Structural reform increasingly diverted much upper business crust support away from City Beautiful, into reform swirls listed above. If the City Beautiful was truly the last hurrah of the Gilded Age, than the Progressive Era was firmly asserting itself into state and sub-state policy during the second decade. The “times were a changing”. Planning and economic development incorporated “the social impulses that had crept into the City Beautiful movement as it became concerned with playgrounds, transportation and [railroad] terminals. … The playground movement particularly deepened the social undercurrents … and gave democratic colorization”.[2]
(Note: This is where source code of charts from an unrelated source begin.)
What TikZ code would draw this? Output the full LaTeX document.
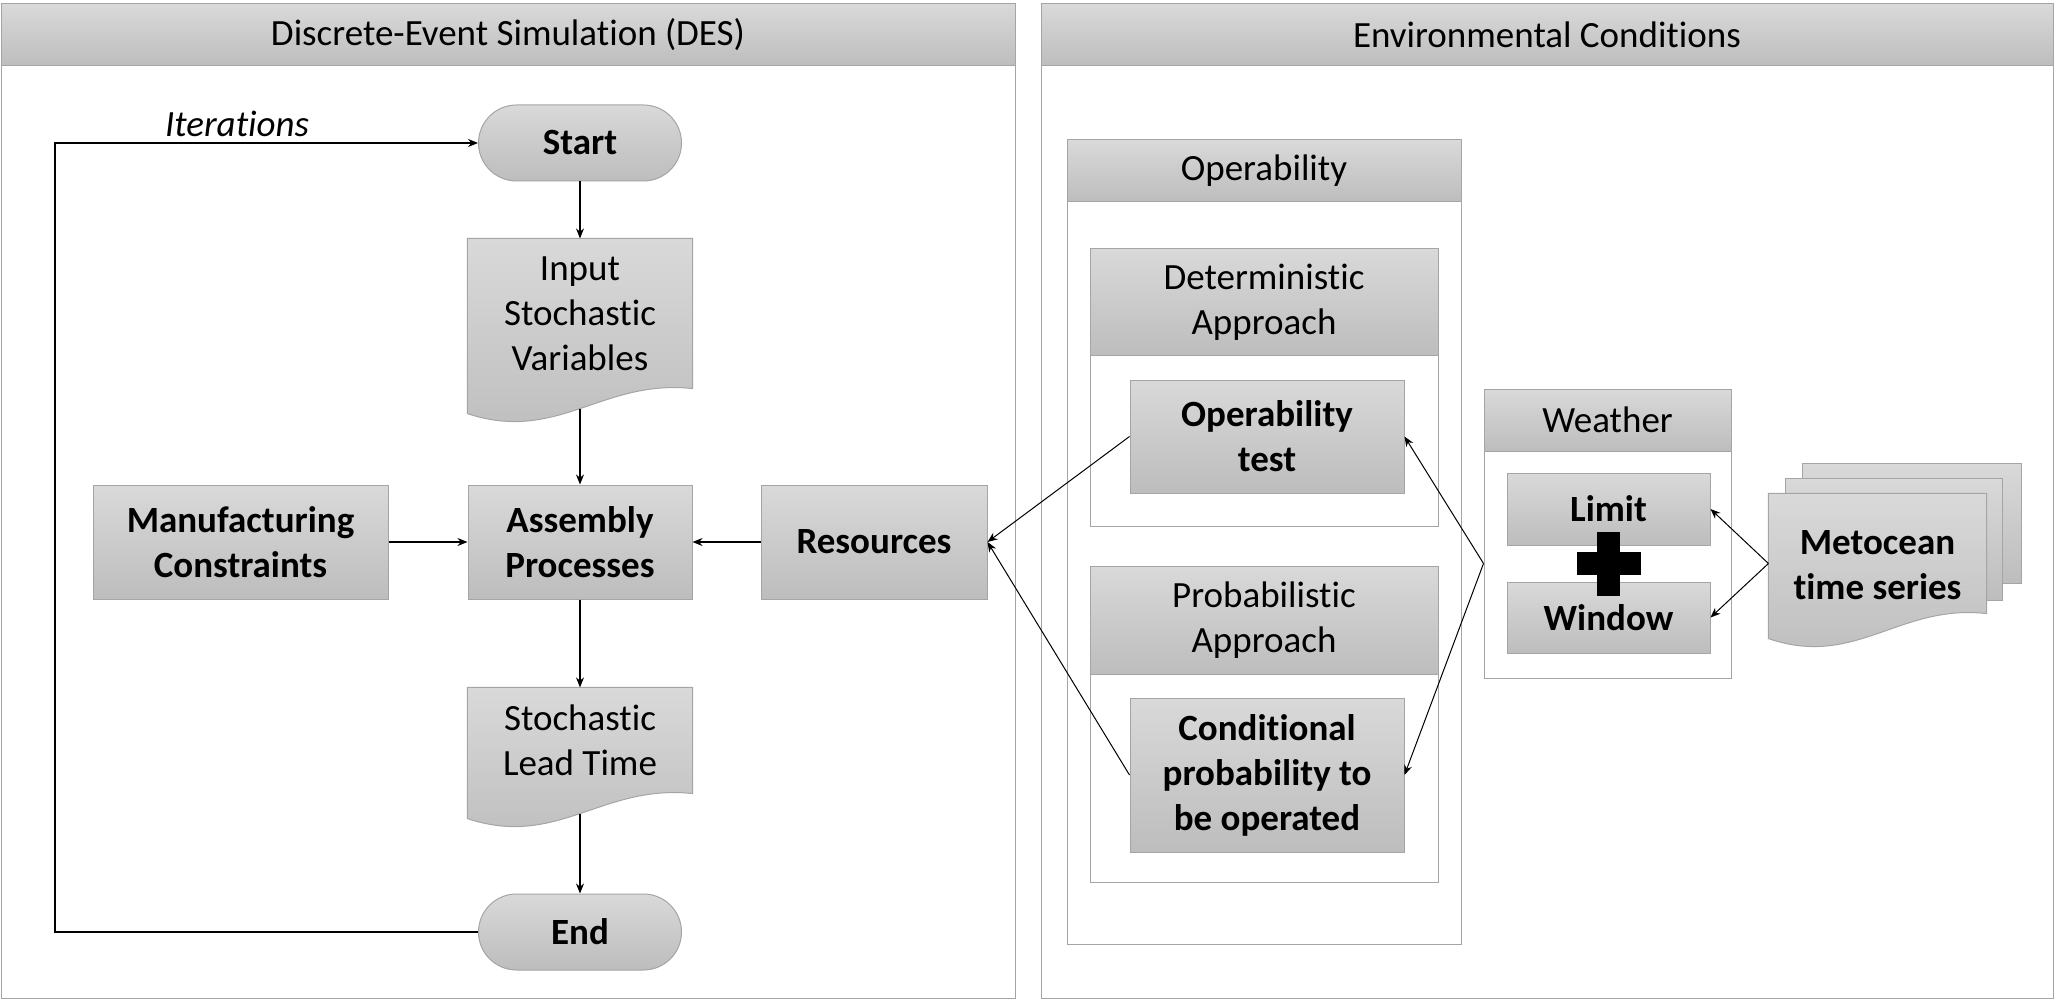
\documentclass[tikz,border=0pt]{standalone}
\usepackage{fontspec}
\setmainfont{Carlito}[RawFeature={-liga;-clig;-dlig;-calt}]
\usetikzlibrary{arrows.meta,positioning,backgrounds,calc}
\definecolor{shtop}{HTML}{D9D9D9}
\definecolor{shbot}{HTML}{BDBDBD}
\definecolor{edgegray}{HTML}{A5A5A5}

% wavy "document" outline round a text node (optional lift)
\newcommand{\docshape}[2][0pt]{%
  \path[sheet] ([yshift=#1]#2.north west) -- ([yshift=#1]#2.north east) -- ([yshift=#1]#2.south east)
    .. controls ($(#2.south west)!0.6!(#2.south east)+(0,5pt+#1)$)
    and ($(#2.south west)!0.4!(#2.south east)+(0,-27.5pt+#1)$)
    .. ([yshift=-12.5pt+#1]#2.south west) -- cycle;}

\begin{document}
\begin{tikzpicture}[x=0.5pt, y=-0.5pt, >={Stealth[length=5pt,width=4pt]},
    line width=0.6pt, font=\fontsize{18.5}{22.5}\selectfont,
    sheet/.style={draw=edgegray, line width=0.5pt, top color=shtop, bottom color=shbot},
    b/.style={sheet, align=center, inner sep=2pt, font=\fontsize{18.5}{22.5}\selectfont\bfseries},
    term/.style={b, rounded corners=19pt, minimum width=101.5pt, minimum height=38pt},
    hd/.style={sheet, align=center, inner sep=0pt},
    doc/.style={align=center, inner sep=2pt},
    pane/.style={draw=edgegray, line width=0.5pt}]
  \useasboundingbox (0,0) rectangle (2056,1000);

  % two panels
  \draw[pane] (1,4) rectangle (1015,998);
  \draw[pane] (1041,4) rectangle (2053,998);
  \node[hd, minimum width=507pt, minimum height=31pt] (destitle) at (508,35) {Discrete-Event Simulation (DES)};
  \node[hd, minimum width=506pt, minimum height=31pt] (envtitle) at (1547,35) {Environmental Conditions};

  % DES flow
  \node[term] (start) at (580,143) {Start};
  \node[doc, minimum width=112pt, minimum height=74.5pt] (inp) at (580,313.5) {Input\\Stochastic\\Variables};
  \node[b, minimum width=112pt, minimum height=57pt] (asm) at (580,542) {Assembly\\Processes};
  \node[b, minimum width=147.5pt, minimum height=57pt, left=39.5pt of asm] (man) {Manufacturing\\Constraints};
  \node[b, minimum width=113pt, minimum height=57pt, right=34pt of asm] (res) {Resources};
  \node[doc, minimum width=112pt, minimum height=52.5pt] (lead) at (580,740.5) {Stochastic\\Lead Time};
  \node[term] (end) at (580,932) {End};
  \node[font=\fontsize{18.5}{22.5}\selectfont\itshape] (iter) at (237,124) {Iterations};
  \coordinate (back) at (55,0);

  % operability
  \draw[pane] (1067,140) rectangle (1461,944);
  \node[hd, minimum width=197pt, minimum height=31pt] (optitle) at (1264,171) {Operability};
  \draw[pane] (1090,249) rectangle (1438,526);
  \node[hd, minimum width=174pt, minimum height=53pt] (dettitle) at (1264,302) {Deterministic\\Approach};
  \node[b, minimum width=137pt, minimum height=56.5pt] (optest) at (1267,436.5) {Operability\\test};
  \draw[pane] (1090,566) rectangle (1438,882);
  \node[hd, minimum width=174pt, minimum height=54pt] (probtitle) at (1264,620) {Probabilistic\\Approach};
  \node[b, minimum width=137pt, minimum height=77pt] (cond) at (1267,775) {Conditional\\probability to\\be operated};

  % weather
  \draw[pane] (1484,389) rectangle (1731,678);
  \node[hd, minimum width=123.5pt, minimum height=31pt] (wtitle) at (1607.5,420) {Weather};
  \node[b, minimum width=101.5pt, minimum height=36pt] (lim) at (1608.5,509) {Limit};
  \node[b, minimum width=101.5pt, minimum height=35.5pt] (win) at (1608.5,617.5) {Window};
  \coordinate (plus) at ($(lim.south)!0.5!(win.north)$);
  \fill (plus) +(-11.5,-32) rectangle +(11.5,32);
  \fill (plus) +(-32,-11.5) rectangle +(32,11.5);
  \node[doc, minimum width=108.5pt, minimum height=59.5pt, font=\fontsize{18.5}{22.5}\selectfont\bfseries] (met) at (1877.5,565.5) {Metocean\\time series};

  \begin{scope}[on background layer]
    \docshape{inp}
    \docshape{lead}
    \path[sheet] ([shift={(17pt,21pt)}]met.north west) rectangle ([shift={(17.5pt,21pt)}]met.south east);
    \path[sheet] ([shift={(8.5pt,13.5pt)}]met.north west) rectangle ([shift={(8pt,12.5pt)}]met.south east);
    \docshape[6pt]{met}
  \end{scope}

  % connectors
  \draw[->] (start) -- (inp);
  \draw[->] ([yshift=-10pt]inp.south) -- (asm);
  \draw[->] (man) -- (asm);
  \draw[->] (res) -- (asm);
  \draw[->] (asm) -- (lead);
  \draw[->] ([yshift=-10pt]lead.south) -- (end);
  \draw[->] (end.west) -- (end.west -| back) -- (start.west -| back) -- (start.west);
  \draw[->, line width=0.5pt] (optest.west) -- (res.east);
  \draw[->, line width=0.5pt] (cond.west) -- (res.east);
  \draw[->, line width=0.5pt] (wtitle.west |- plus) -- (optest.east);
  \draw[->, line width=0.5pt] (wtitle.west |- plus) -- (cond.east);
  \draw[->, line width=0.5pt] (met.west |- plus) -- (lim.east);
  \draw[->, line width=0.5pt] (met.west |- plus) -- (win.east);
\end{tikzpicture}
\end{document}
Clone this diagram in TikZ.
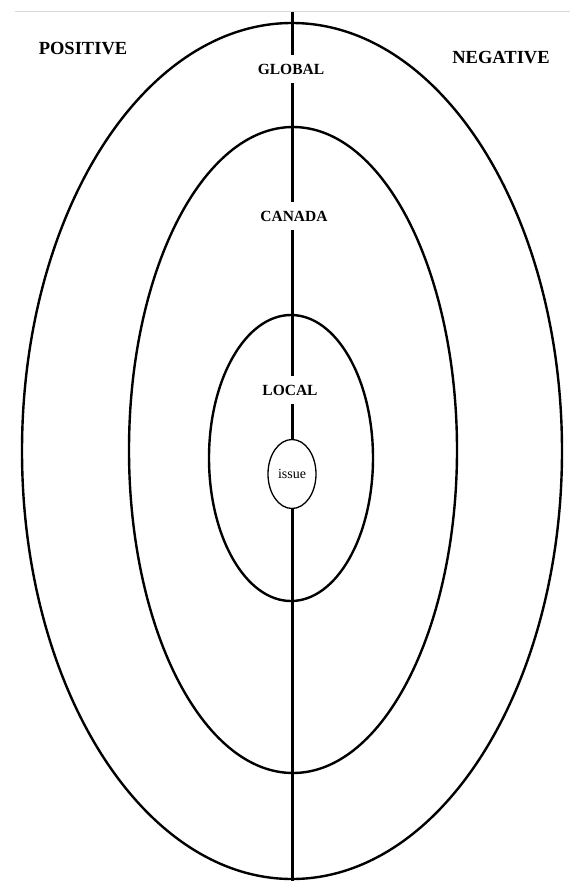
\documentclass[tikz,border=0pt]{standalone}
\usepackage{fontspec}
\setmainfont{Liberation Serif}
\usetikzlibrary{shapes.geometric}
\begin{document}
\begin{tikzpicture}[x=1pt,y=-1pt,
  ring/.style={line width=2.4pt},
  axis/.style={line width=3pt},
  lvl/.style={fill=white,inner xsep=1pt,inner ysep=0pt,minimum height=28pt,font=\bfseries\fontsize{15.5}{18}\selectfont},
  side/.style={inner sep=0pt,font=\bfseries\fontsize{18.5}{21}\selectfont}]
\useasboundingbox[fill=white] (0,0) rectangle (570,881);
\draw[gray!30,line width=1pt] (15,11) -- (570,11);
\coordinate (top) at (292,12);
\coordinate (bot) at (292,881);
\draw[ring] (292,451) ellipse [x radius=270,y radius=428];
\draw[ring] (293,450) ellipse [x radius=164,y radius=323];
\draw[ring] (291,458) ellipse [x radius=82,y radius=143];
\draw[axis] (top) -- (bot);
\node[draw,fill=white,ellipse,line width=1.3pt,minimum width=48pt,minimum height=69pt,inner sep=0pt,font=\fontsize{14}{16}\selectfont] (issue) at (292,474) {issue};
\node[lvl] (global) at (291,69) {GLOBAL};
\node[lvl] (canada) at (294,216) {CANADA};
\node[lvl] (local) at (290,390) {LOCAL};
\node[side] (pos) at (83,49) {POSITIVE};
\node[side] (neg) at (501,58) {NEGATIVE};
\end{tikzpicture}
\end{document}
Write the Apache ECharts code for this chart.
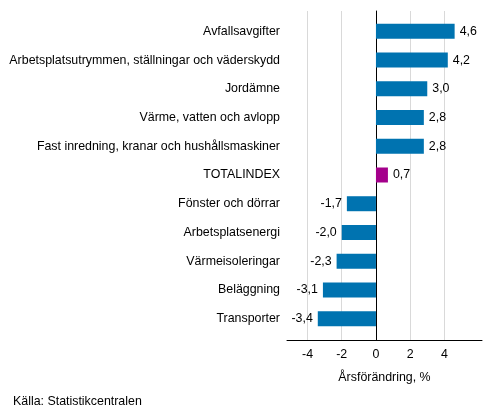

The shift to the City Practical was not solely the result of the shift in the times toward Progressivism. It was also the natural consequence of inherent flaws in the City Beautiful. Money for parks and beaux arts elaborate buildings, a beautiful and attractive city, was no matter to the Burnham Commercial Club elites, but it was more a matter to merchant associations and social reformers who saw these expenditures as misplaced and a poor priority given the needs of the Age. That bond issuance eventually raised taxes mattered to most tax payers. By the second decade, many social reformer mayors that had embraced City Beautiful in the early years of their administration had moved on, or were about to move on. Instead of “beauty” mayors turned to governmental structural reforms (budgeting), paving of streets, and planning—not just any kind of planning, but comprehensive planning. Necessary to comprehensive planning was what today is called “data-driven” economic development. Surveys, statistics, analysis and the like provided no sustenance to City Beautiful, but was the lifeblood for the reform policy swirls[3]. The shift (mostly) during the second decade is told by case examples cited below.
Footnotes
[1] Rybczynski, Makeshift Metropolis, op. cit. p. 25
[2] Mel Scott, American City Planning, op. cit., p. 123.
[3] As I am wont to do—structural reform will be discussed in the next chapter—and we will delve further into early twentieth century data-driven economic development by a new EDO-type, the municipal research bureau. We will do so in context of the municipal policy system from which they originated, and which they brought into existence.